Texture sampling is the most expensive operation in a GLSL shader - and accessing memory away from the current sample is usually more expensive. So it is best to minimise texture sampling and not to access texture memory 'randomly'.

With the software fallback, default, OpenGL lite and UYVY approach - there is only one, coherent texture sample for progressive content. For OpenGL deinterlacers this increases depending on the deinterlacer: linear blend makes 3 (2 non-contiguous) and kernel 8 (7 non-contiguous) - which is why it is slower.

With YV12 you start with 3 texture samples for progressive - which in my testing offsets the gain from very low CPU usage and memory transfer - but for the kernel deinterlacer that increases to 24 texture samples (21 non-contiguous).

... and that is why I tried to find an alternative. It's fine for progressive content but deinterlacing performance just gets worse and worse.

I settled on the UYVY code - it balances its 'performance' between CPU, memory transfer and GPU.

In summary:
software fallback - why bother unless you have a modern CPU and a 15 year old GPU.
default - custom packing code may not be efficient on non X86 architecture and large memory transfer
opengl-lite - nice if available but colour rendition not great.
UYVY - simple repacking, smaller memory transfer and lower GPU texturing.
YV12 - low CPU (straight copy), smallest memory transfer but worse to terrible GPU texturing.
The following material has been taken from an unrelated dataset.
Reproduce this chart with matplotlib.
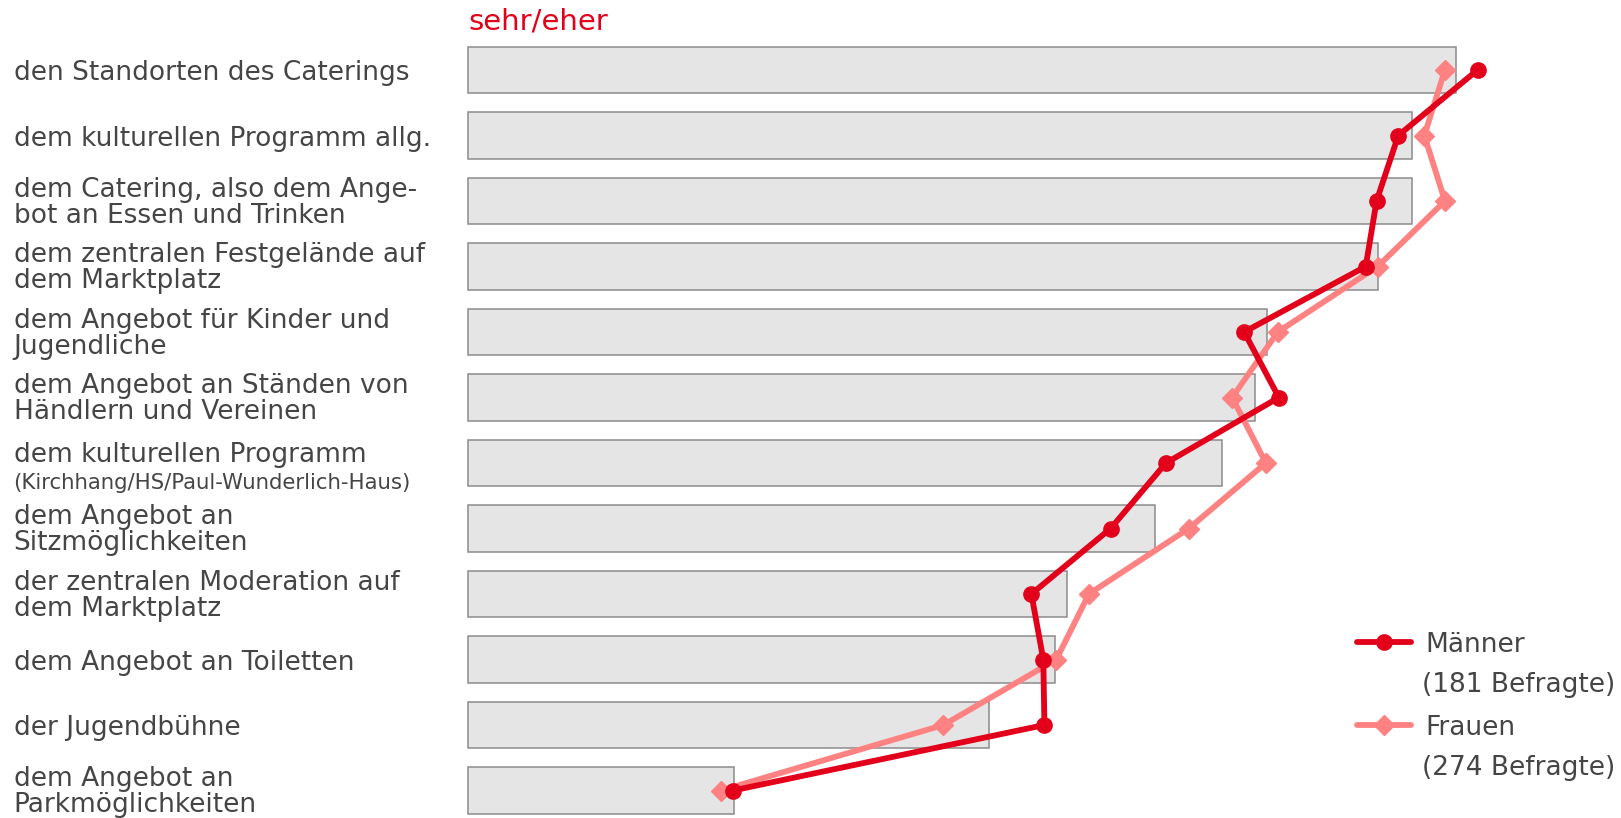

The code could probably try and make some assumptions about the best route to take depending on reported driver/hardware and compile type. e.g. Intel desktop and Pi have shared CPU/GPU memory so memory transfers probably aren't a bottleneck. A more powerful dedicated video card proably won't blink at the sampling required for YV12. At the end of the day, however, there is no right or wrong solution - as long as it works!

Again, hopefully this is helpful. Any questions, just ask.

Regards
Mark

P.S. Probably worth mentioning that I don't really think the code needs both UYVY and YV12 - and unsurprisingly I would suggest ditching YV12. At the same time the OpenGL code could be simplified greatly by removing OpenGL1 support - I'd be amazed if anyone is actually still using it.